You need someone on your side. You need somebody who you can talk to, somebody you can lean on, and somebody who you can connect with at all times.
As people, we learn so much just from those who we are closest to. This is why it’s so important to surround yourself with as many individuals who bring out the best in you as you possibly can.
I have been blessed in the fact that good people are all my life’s filled with. From my family to my closest friends, there isn’t one bad soul in that mixture.
Unfortunately, these relationships tend to be some that many of us take for granted.
It may come as a bit of a shock, but according to a national survey, 25% of people don’t have a single close friend. 25% of people don’t have someone who they can turn to when life gets challenging or someone they can lean on when they need to be picked up.
How scary is that?
Despite the amazing relationships I have been blessed enough to have, I can relate to that all too well.
It wasn’t that I was unpopular or anything, I just wasn’t popular for any of the right reasons. I was the person who tried desperately to fit in. I was the person who would do anything and everything for a little extra attention. I was the person who needed to be accepted by others in order to feel good about themselves.
But I never allowed anybody to see the real me. Nobody had any idea of the pain I constantly felt on the inside, the negative thoughts I would constantly repeat to myself, or the destruction that I was doing to my body. I was like a magician and hid it all too well.
When I was graduating high school and making the transition to college my loneliness hit me like a ton of bricks. Made of pure and utter shit!
Why Are Relationships Important To Have?
As much as I loved by my friends and closest family back home, college was a rude awakening for me. People were smart and they saw right past the fake image I was portraying. At the end of the day, college became one of the worst experiences of my life. I was lonely, miserable, and severely depressed.
If I tried to share my deepest feelings with anyone, I just felt like I was going to be judged. I never had that relationship to lean on during the first few years of college. I never had somebody who I could talk to or relate to. Because of that, I just kept to myself and allowed the monstrous thoughts inside of me to grow in size and strength.
Without the emotional intimacy, everything felt all too shallow.
I can’t express how painful this experience was. I knew my parents loved me. I knew I had a select few friends who were always there for me and wanted the best for me. But without a peer around me who could relate to what I was going through, I felt like I had been stranded in a desert.
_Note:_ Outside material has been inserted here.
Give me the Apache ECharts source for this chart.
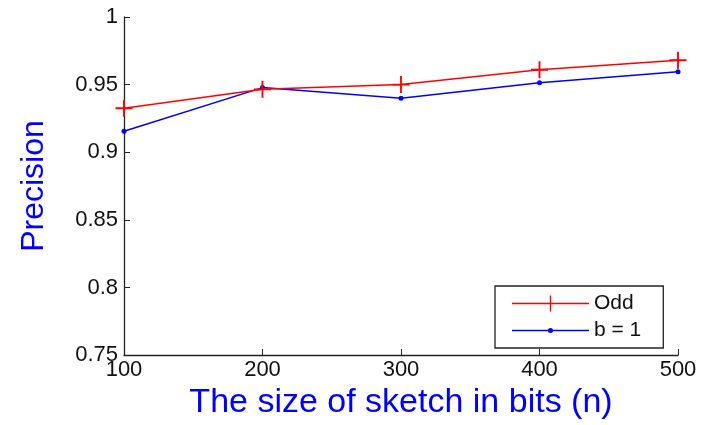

The years following college were just as hard. After packing up and making a cross-country move, I really felt distant from any friendship. I had my family, but nobody who was of my age and was going through the same transition that I was.
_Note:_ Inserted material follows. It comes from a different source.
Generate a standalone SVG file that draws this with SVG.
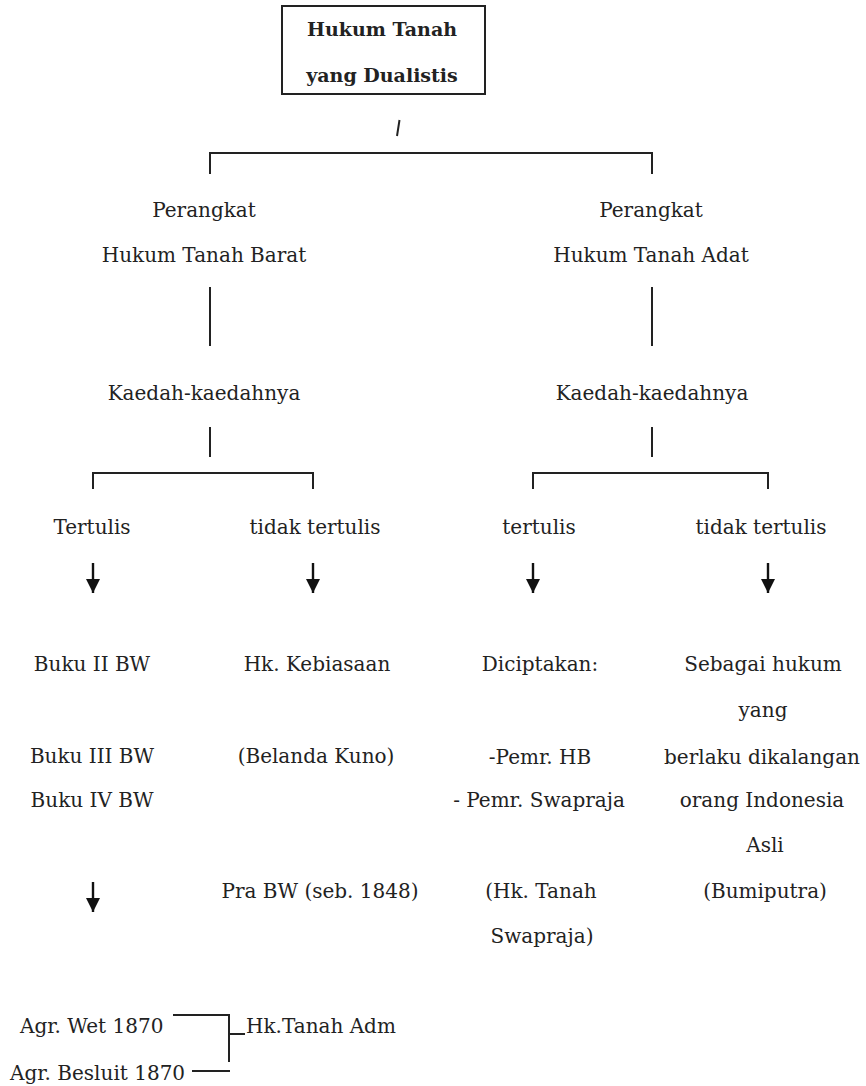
<svg xmlns="http://www.w3.org/2000/svg" width="866" height="1086" viewBox="0 0 866 1086">
<style>
text{font-family:"DejaVu Serif","Liberation Serif",serif;font-size:20px;fill:#222;text-anchor:middle}
.b{font-weight:bold;font-size:19px}
.s{text-anchor:start}
.ln{stroke:#222;stroke-width:2;fill:none}
.ar{stroke:#111;stroke-width:2.4;fill:none}
</style>
<defs>
<marker id="ah" markerUnits="userSpaceOnUse" markerWidth="15" markerHeight="15" viewBox="0 0 15 15" refX="14" refY="7.5" orient="auto">
<path d="M0,0.5 L14,7.5 L0,14.5 Z" fill="#111"/>
</marker>
</defs>
<rect width="866" height="1086" fill="#fff"/>
<g id="connectors">
<path class="ln" d="M399.5,120 L397,136"/>
<path class="ln" d="M210,174 V153 H652 V174"/>
<path class="ln" d="M210,287 V346"/>
<path class="ln" d="M210,427 V457"/>
<path class="ln" d="M93,489 V473 H313 V489"/>
<path class="ln" d="M652,287 V346"/>
<path class="ln" d="M652,427 V457"/>
<path class="ln" d="M533,489 V473 H768 V489"/>
<line class="ar" x1="93" y1="563" x2="93" y2="593" marker-end="url(#ah)"/>
<line class="ar" x1="313" y1="563" x2="313" y2="593" marker-end="url(#ah)"/>
<line class="ar" x1="533" y1="563" x2="533" y2="593" marker-end="url(#ah)"/>
<line class="ar" x1="768" y1="563" x2="768" y2="593" marker-end="url(#ah)"/>
<line class="ar" x1="93" y1="882" x2="93" y2="912" marker-end="url(#ah)"/>
<path class="ln" d="M173,1015 H229 V1062"/>
<path class="ln" d="M229,1034 H245"/>
<path class="ln" d="M192,1071 H230"/>
</g>
<g id="root">
<rect x="282" y="6" width="203" height="88" fill="#fff" stroke="#222" stroke-width="2"/>
<text class="b" x="382" y="36">Hukum Tanah</text>
<text class="b" x="382" y="82">yang Dualistis</text>
</g>
<g id="barat">
<text x="204" y="217">Perangkat</text>
<text x="204" y="262">Hukum Tanah Barat</text>
</g>
<g id="adat">
<text x="651" y="217">Perangkat</text>
<text x="651" y="262">Hukum Tanah Adat</text>
</g>
<g id="kaedah-barat"><text x="204" y="400">Kaedah-kaedahnya</text></g>
<g id="kaedah-adat"><text x="652" y="400">Kaedah-kaedahnya</text></g>
<g id="barat-tertulis"><text x="92" y="534">Tertulis</text></g>
<g id="barat-tidak"><text x="315" y="534">tidak tertulis</text></g>
<g id="adat-tertulis"><text x="539" y="534">tertulis</text></g>
<g id="adat-tidak"><text x="761" y="534">tidak tertulis</text></g>
<g id="buku">
<text x="92" y="671">Buku II BW</text>
<text x="92" y="763">Buku III BW</text>
<text x="92" y="807">Buku IV BW</text>
</g>
<g id="kebiasaan">
<text x="317" y="671">Hk. Kebiasaan</text>
<text x="316" y="763">(Belanda Kuno)</text>
<text x="320" y="898">Pra BW (seb. 1848)</text>
</g>
<g id="diciptakan">
<text x="540" y="671">Diciptakan:</text>
<text x="540" y="764">-Pemr. HB</text>
<text x="539" y="807">- Pemr. Swapraja</text>
<text x="541" y="898">(Hk. Tanah</text>
<text x="542" y="943">Swapraja)</text>
</g>
<g id="sebagai">
<text x="763" y="671">Sebagai hukum</text>
<text x="763" y="717">yang</text>
<text x="762" y="764">berlaku dikalangan</text>
<text x="762" y="807">orang Indonesia</text>
<text x="765" y="852">Asli</text>
<text x="765" y="898">(Bumiputra)</text>
</g>
<g id="agr-wet"><text class="s" x="20" y="1033">Agr. Wet 1870</text></g>
<g id="agr-besluit"><text class="s" x="10" y="1080">Agr. Besluit 1870</text></g>
<g id="hk-adm"><text class="s" x="246" y="1033">Hk.Tanah Adm</text></g>
</svg>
I didn’t know what I was going to do with my life as a recent college graduate, and I didn’t have anyone to talk to about it. I felt the same way I had at the beginning of my college experience; lonely, miserable, and severely depressed.
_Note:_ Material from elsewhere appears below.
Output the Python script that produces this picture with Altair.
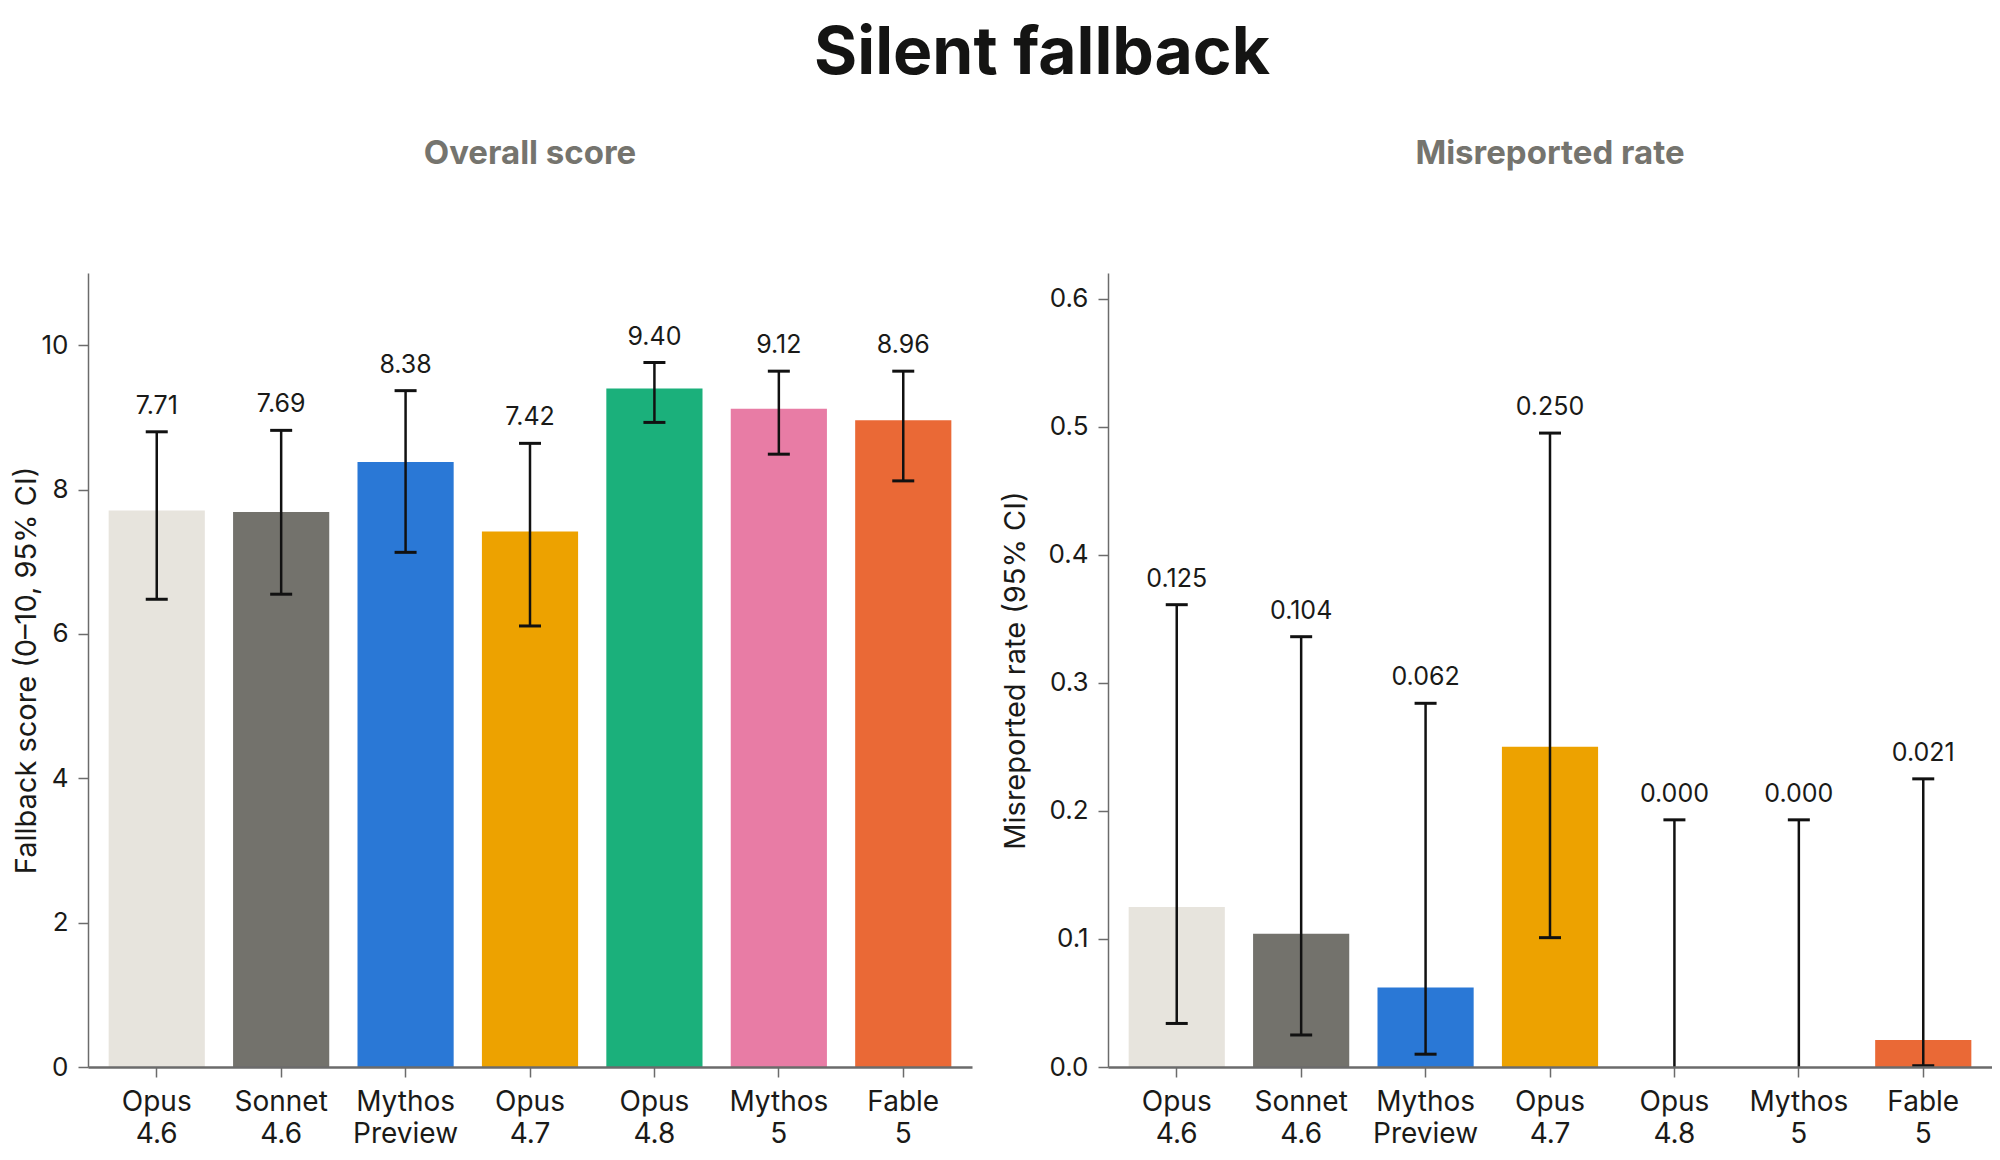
import altair as alt
import pandas as pd

models = ["Opus 4.6", "Sonnet 4.6", "Mythos Preview", "Opus 4.7", "Opus 4.8", "Mythos 5", "Fable 5"]
colors = ["#E7E4DD", "#73726C", "#2A78D6", "#EDA200", "#1BB07B", "#E87CA5", "#EA6936"]

score = [7.71, 7.69, 8.38, 7.42, 9.40, 9.12, 8.96]
score_lo = [6.48, 6.55, 7.13, 6.11, 8.93, 8.49, 8.12]
score_hi = [8.80, 8.82, 9.37, 8.64, 9.76, 9.64, 9.64]

rate = [0.125, 0.104, 0.062, 0.250, 0.000, 0.000, 0.021]
rate_lo = [0.034, 0.025, 0.010, 0.101, 0.000, 0.000, 0.001]
rate_hi = [0.361, 0.336, 0.284, 0.495, 0.193, 0.193, 0.225]

score_ticks = [0, 2, 4, 6, 8, 10]
rate_ticks = [0.0, 0.1, 0.2, 0.3, 0.4, 0.5, 0.6]

FONT = "Inter"
TEXT = "#1a1a18"
AXIS = "#6b6b6b"
W, H = 884, 794


def panel(values, lo, hi, title, ytitle, domain, ticks, tick_fmt, val_fmt, title_pad):
    df = pd.DataFrame({"model": models, "value": values, "lo": lo, "hi": hi})
    xenc = alt.X(
        "model:N",
        sort=models,
        scale=alt.Scale(paddingInner=0.227, paddingOuter=0.166),
        axis=alt.Axis(
            title=None,
            labelAngle=0,
            labelExpr="split(datum.label, ' ')",
            labelFontSize=28,
            labelLineHeight=32,
            labelColor=TEXT,
            labelFont=FONT,
            labelPadding=11,
            labelBaseline="top",
            domainColor=AXIS,
            domainWidth=2.5,
            tickColor=AXIS,
            tickWidth=1.5,
            tickSize=10,
            zindex=1,
        ),
    )
    yaxis = alt.Axis(
        title=ytitle,
        values=ticks,
        format=tick_fmt,
        grid=False,
        labelFontSize=26,
        labelColor=TEXT,
        labelFont=FONT,
        labelPadding=10,
        titleFontSize=29,
        titleFontWeight="normal",
        titleColor=TEXT,
        titleFont=FONT,
        titlePadding=title_pad,
        domainColor=AXIS,
        domainWidth=1.5,
        tickColor=AXIS,
        tickWidth=1.5,
        tickSize=10,
    )
    yscale = alt.Scale(domain=domain, nice=False, zero=True)
    base = alt.Chart(df).encode(x=xenc)
    bars = base.mark_bar().encode(
        y=alt.Y("value:Q", scale=yscale, axis=yaxis),
        color=alt.Color("model:N", scale=alt.Scale(domain=models, range=colors), legend=None),
    )
    rules = base.mark_rule(strokeWidth=2.5, color="#111111").encode(
        y=alt.Y("lo:Q", scale=yscale, axis=yaxis), y2="hi:Q"
    )
    cap_hi = base.mark_tick(size=22, thickness=3, color="#111111", opacity=1).encode(
        y=alt.Y("hi:Q", scale=yscale, axis=yaxis)
    )
    cap_lo = base.transform_filter("datum.lo > 0").mark_tick(
        size=22, thickness=3, color="#111111", opacity=1
    ).encode(y=alt.Y("lo:Q", scale=yscale, axis=yaxis))
    labels = base.mark_text(
        baseline="alphabetic", dy=-18, fontSize=25, font=FONT, color=TEXT
    ).encode(
        y=alt.Y("hi:Q", scale=yscale, axis=yaxis),
        text=alt.Text("value:Q", format=val_fmt),
    )
    return alt.layer(bars, rules, cap_lo, cap_hi, labels).properties(
        width=W,
        height=H,
        title=alt.TitleParams(
            title,
            fontSize=33,
            fontWeight="bold",
            font=FONT,
            color="#75746E",
            anchor="middle",
            offset=102,
        ),
    )


left = panel(score, score_lo, score_hi, "Overall score", "Fallback score (0–10, 95% CI)",
             [0, 11], score_ticks, "d", ".2f", 0)
right = panel(rate, rate_lo, rate_hi, "Misreported rate", "Misreported rate (95% CI)",
              [0, 0.62], rate_ticks, ".1f", ".3f", 17)

chart = (
    alt.hconcat(left, right, spacing=29)
    .properties(
        title=alt.TitleParams(
            "Silent fallback",
            fontSize=66,
            fontWeight="bold",
            font=FONT,
            color="#141413",
            anchor="middle",
            offset=50,
            dx=40,
        ),
        padding={"left": 4, "top": 13, "right": 0, "bottom": 0},
    )
    .configure(font=FONT, background="white")
    .configure_view(stroke=None, strokeWidth=0)
)

chart.save("out.html", embed_options={"renderer": "svg", "actions": False})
When it comes to relationships, there are really 5 main categories. Your family, a true friend, a soul partner, someone to mentor you, and a community that you feel comfortable in. At best, I had one of them.
During my first few years of college, I had none. No friends, no relationship life, no mentors, a very unfamiliar community, and my family was 3+ hours away.
After the cross-country move, I had one of these – my family. I had no friendships, no relationships, no mentor, and again, a completely new and unfamiliar community.
What would have happened to me if I didn’t have my family there after the cross-country move? Well, I can tell you that I wouldn’t be alive today. Without these types of relationships, I probably would have called it quits. As upfront and depressing as that may sound, it’s the truth. That’s how bad of a space I was in mentally.
How I Fought My Way Through Loneliness
The important thing to understand about loneliness is that it’s all subjective. People think I’m still lonely today just because I don’t do as much or have as many relationships as others.
That’s just not the case.
Sure, I tend to be more introverted than most, but I have at least 4 of the 5 relationship categories very much present in my life at all times. I may not have hundreds or thousands of friends, but I have more than enough to thrive in life, and more than enough that I consider to be extremely close.
It’s not how many people you can call your “friends” or how popular you aspire to be someday, it’s about whether those people can really see you and whether they will always be there to support you.
Relationships, friendships, communities all mean nothing if you still feel out of place or like you can’t be yourself in them. What good are any of these if they don’t bring out the best in you and help you to become the best that you can be?
You don’t need 10 “best friends” in order to be happy. You don’t need every single person in your community to support and approve everything that you’re doing in life. You just need a select few that you can count on to always be there for you no matter what.
Oddly enough, the more people we try to connect to, the less we truly connect to anybody in an intimate and meaningful way.
What’s The Next Best Thing You Can Do?
If you are struggling with loneliness and don’t feel as though you have anybody in your life with whom you can truly connect to, try to narrow your focus. Focus on building relationships with those who are frequently around you. Ask questions, get to know them, be open about your life, and be willing to be vulnerable.
We are the sum of the 5 people we spend the most time around. Pick the 5 people who you admire the most and spend as much time with them as you possibly can. Lean on them, get to know them, and choose them to be your allies as you walk this amazing gift that is life.